Why, then, are we so fascinated by They Saved Hitler’s Brain? There are many layers to the answer. As most Jews now realize, Hitler is probably still at large – and the primary role of human creative endeavors like film, literature and interpretive dance is to help us figure out where he is and what he’s doing. But there’s also the place of this unique enterprise in movie history.

And the more cough medicine I drink, the more I wonder about it. Sometimes, after the little swirly angels fly out of the 30-milliliter cup, I envision exchanges like this one, between the creator of the film and a would-be exhibitor:

EXHIBITOR: OK, first off, I love the title.

CREATOR: Yes, we think it has a lot of zip.

EXHIBITOR: There's just one thing ...

CREATOR: Mmmm?

EXHIBITOR: Well, in the script it's just a brain. I mean, they call it "Mein Fuhrer," and so forth, but, well, it could be anyone's brain.

CREATOR: You can tell right off it's evil, though.

EXHIBITOR: That's true. That's very true.

CREATOR: It swells and throbs and whatnot.

EXHIBITOR: Mmm. Yes. And that's all great. But here's the thing: How do we know it's Hitler's brain?

CREATOR: Well, the heiling and "Mein Fuhrers" and what have you ...

EXHIBITOR: Sure, sure. All good for context.
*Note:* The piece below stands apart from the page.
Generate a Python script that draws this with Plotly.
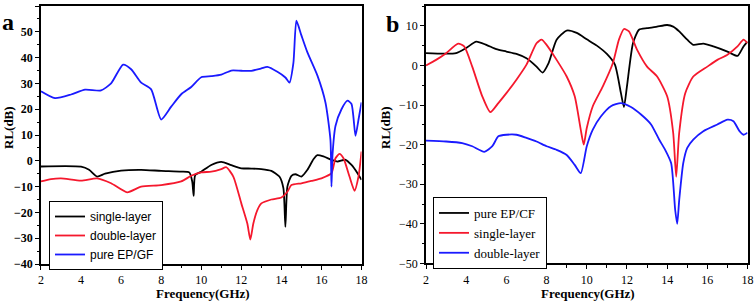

But I think we want to make sure the audience, you know ... that we remove all doubt.

CREATOR: I'm not sure where you're going with this.

EXHIBITOR: Well, what if they save the whole head? I think when you put Hitler on that poster, people want to see the mustache. They want to know for sure.

CREATOR: "They Saved Hitler's Head?" I'd be a laughingstock!

EXHIBITOR: No, no. Keep the title. It has, as you say ... it has zip.

CREATOR: A lot of zip.

EXHIBITOR: A whole hell of a lot.

CREATOR: Only an idiot would see "They Saved Hitler's Brain" on the lobby card and expect to see a mustache. Brains, I hasten to remind you, are unadorned by facial hair.

EXHIBITOR: Listen, Shakespeare. I don't know much about all that, but I know what sells tickets. I'm telling you they can save Hitler's brain inside his head, for Pete's sake, and the title still applies.

CREATOR: Well, technically.

EXHIBITOR: Sure! Think about that scary Hitler head in, oh, I dunno, a jar. You got the evil jerries angle and the sci-fi angle.

CREATOR: Let me think about it.

EXHIBITOR: What's to think about? Brain on the poster, head on the screen. Mark my words: People are going to want to see that mustache.